While the hidden arms cache in a building owned by rightwing opposition businessmen was reported in Santa Cruz, Vice President García Linera warned in statements from La Paz of the presence of mercenaries, and Morales said from Venezuela – where he was taking part in a meeting of the ALBA (Bolivarian Alternative for the Americas) bloc, held ahead of the fifth Summit of the Americas hosted by Trinidad and Tobago – that the group was plotting to assassinate him.

Rózsa Flores, the son of a Communist militant who settled in Santa Cruz, was commander of an international brigade in the Balkans conflict made up of 380 mercenaries from 20 different countries, who were fighting for Croatian independence.

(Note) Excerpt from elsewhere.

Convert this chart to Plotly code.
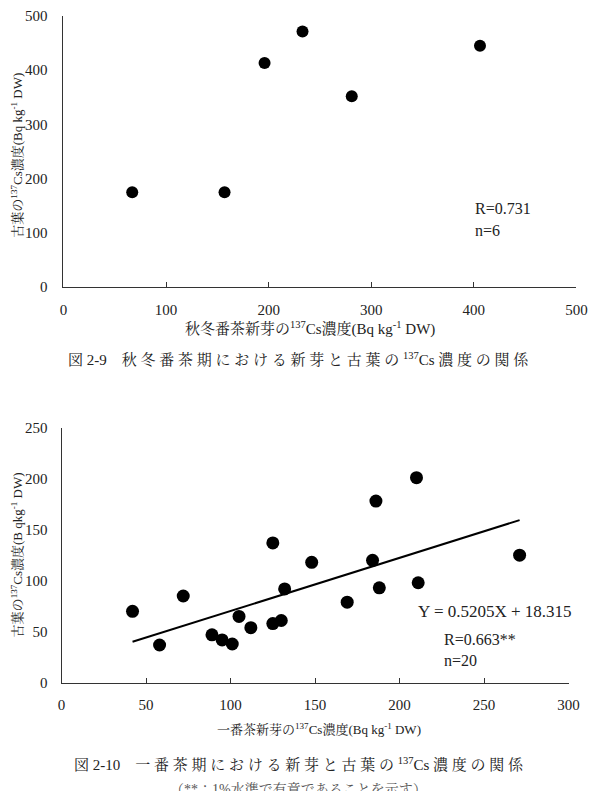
import plotly.graph_objects as go

# Fig 2-9 data
aut_new = [67, 157, 196, 233, 281, 406]
aut_old = [175, 175, 413, 471, 352, 445]

# Fig 2-10 data
first_new = [42, 58, 72, 89, 95, 101, 105, 112, 125, 125, 130, 132, 148, 169, 184, 186, 188, 210, 211, 271]
first_old = [70, 37, 85, 47, 42, 38, 65, 54, 137, 58, 61, 92, 118, 79, 120, 178, 93, 201, 98, 125]
slope, intercept = 0.5205, 18.315
fit_x = [min(first_new), max(first_new)]
fit_y = [slope * v + intercept for v in fit_x]

W, H = 604, 791
def px(x): return x / W
def py(y): return 1 - y / H

SERIF = "Liberation Serif, Noto Serif CJK JP, Noto Sans CJK JP, serif"
TXT = "#222222"

fig = go.Figure()
fig.add_trace(go.Scatter(x=aut_new, y=aut_old, mode="markers",
                         marker=dict(color="black", size=12), xaxis="x", yaxis="y", showlegend=False))
fig.add_trace(go.Scatter(x=first_new, y=first_old, mode="markers",
                         marker=dict(color="black", size=13), xaxis="x2", yaxis="y2", showlegend=False))
fig.add_trace(go.Scatter(x=fit_x, y=fit_y, mode="lines",
                         line=dict(color="black", width=2), xaxis="x2", yaxis="y2", showlegend=False))

axcommon = dict(showline=True, linecolor="#333333", linewidth=1.2, showgrid=False, zeroline=False,
                tickfont=dict(family=SERIF, size=15, color=TXT), mirror=False)

fig.update_layout(
    width=W, height=H, margin=dict(l=0, r=0, t=0, b=0),
    paper_bgcolor="white", plot_bgcolor="white",
    xaxis=dict(domain=[px(61), px(587)], range=[0, 500], dtick=100, anchor="y",
               ticks="inside", ticklen=5, tickcolor="#333333", ticklabelstandoff=9, **axcommon),
    yaxis=dict(domain=[py(285), py(8)], range=[0, 500], dtick=100, anchor="x",
               ticks="", ticklabelstandoff=12, **axcommon),
    xaxis2=dict(domain=[px(59), px(579)], range=[0, 300], dtick=50, anchor="y2",
                ticks="inside", ticklen=5, tickcolor="#333333", ticklabelstandoff=8, **axcommon),
    yaxis2=dict(domain=[py(688.7), py(428.3)], range=[0, 250], dtick=50, anchor="x2",
                ticks="", ticklabelstandoff=10, **axcommon),
)

def ann(text, x, y, size, xanchor="center", angle=0, family=SERIF, color=TXT):
    fig.add_annotation(text=text, x=px(x), y=py(y), xref="paper", yref="paper",
                       showarrow=False, xanchor=xanchor, yanchor="middle", textangle=angle,
                       font=dict(family=family, size=size, color=color))

# Top chart titles
ann("秋冬番茶新芽の<sup>137</sup>Cs濃度(Bq kg<sup>-1</sup> DW)", 314, 327, 15)
ann("古葉の<sup>137</sup>Cs濃度(Bq kg<sup>-1</sup> DW)", 13, 150, 13, angle=-90)
ann("R=0.731", 481, 205, 16, xanchor="left")
ann("n=6", 481, 227, 16, xanchor="left")
ann("図 2-9　秋 冬 番 茶 期 に お け る 新 芽 と 古 葉 の <sup>137</sup>Cs 濃 度 の 関 係", 302, 358, 15)

# Bottom chart titles
ann("一番茶新芽の<sup>137</sup>Cs濃度(Bq kg<sup>-1</sup> DW)", 323, 736, 13)
ann("古葉の<sup>137</sup>Cs濃度(B qkg<sup>-1</sup> DW)", 13, 558, 13, angle=-90)
ann("Y = 0.5205X + 18.315", 503, 616, 17)
ann("R=0.663**", 449, 645, 16, xanchor="left")
ann("n=20", 449, 666, 16, xanchor="left")
ann("図 2-10　一 番 茶 期 に お け る 新 芽 と 古 葉 の <sup>137</sup>Cs 濃 度 の 関 係", 302, 772, 15)
ann("（**：1%水準で有意であることを示す）", 302, 797, 14, color="#555555")

fig.write_html("out.html")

Political violence and terrorist attacks are nothing new since Morales, Bolivia’s first indigenous president, was sworn in. Radical rightwing opposition groups stormed central government buildings in Santa Cruz last September, while anti-government protesters caused a natural gas pipeline explosion in the southern province of Tarija.

And on Sept. 11, 2008, a group of indigenous supporters of Morales were violently blocked by provincial authorities from entering the town of El Porvenir in the northern Amazon jungle province of Pando.

The Union of South American Nations (UNASUR) and a United Nations commission condemned the massacre of 13 indigenous peasants, which led to the arrest of conservative Pando governor Leopoldo Fernández, who is in prison in La Paz awaiting trial.

The survivors described the incident as an "ambush" by the opposition, and video footage showed people desperately swimming across a river to escape, under gunfire.

The incident was the bloodiest in over a week of often violent protests by the rightwing opposition in Bolivia’s relatively wealthy eastern provinces, which have been fighting for autonomy.

Bolivia, South America’s poorest country, is basically divided between the western highlands, home to the impoverished indigenous majority, and the much better off eastern provinces, which account for most of the country’s natural gas production, industry and GDP. The population of eastern Bolivia tends to be lighter-skinned, of more mixed-race (Spanish and indigenous) descent.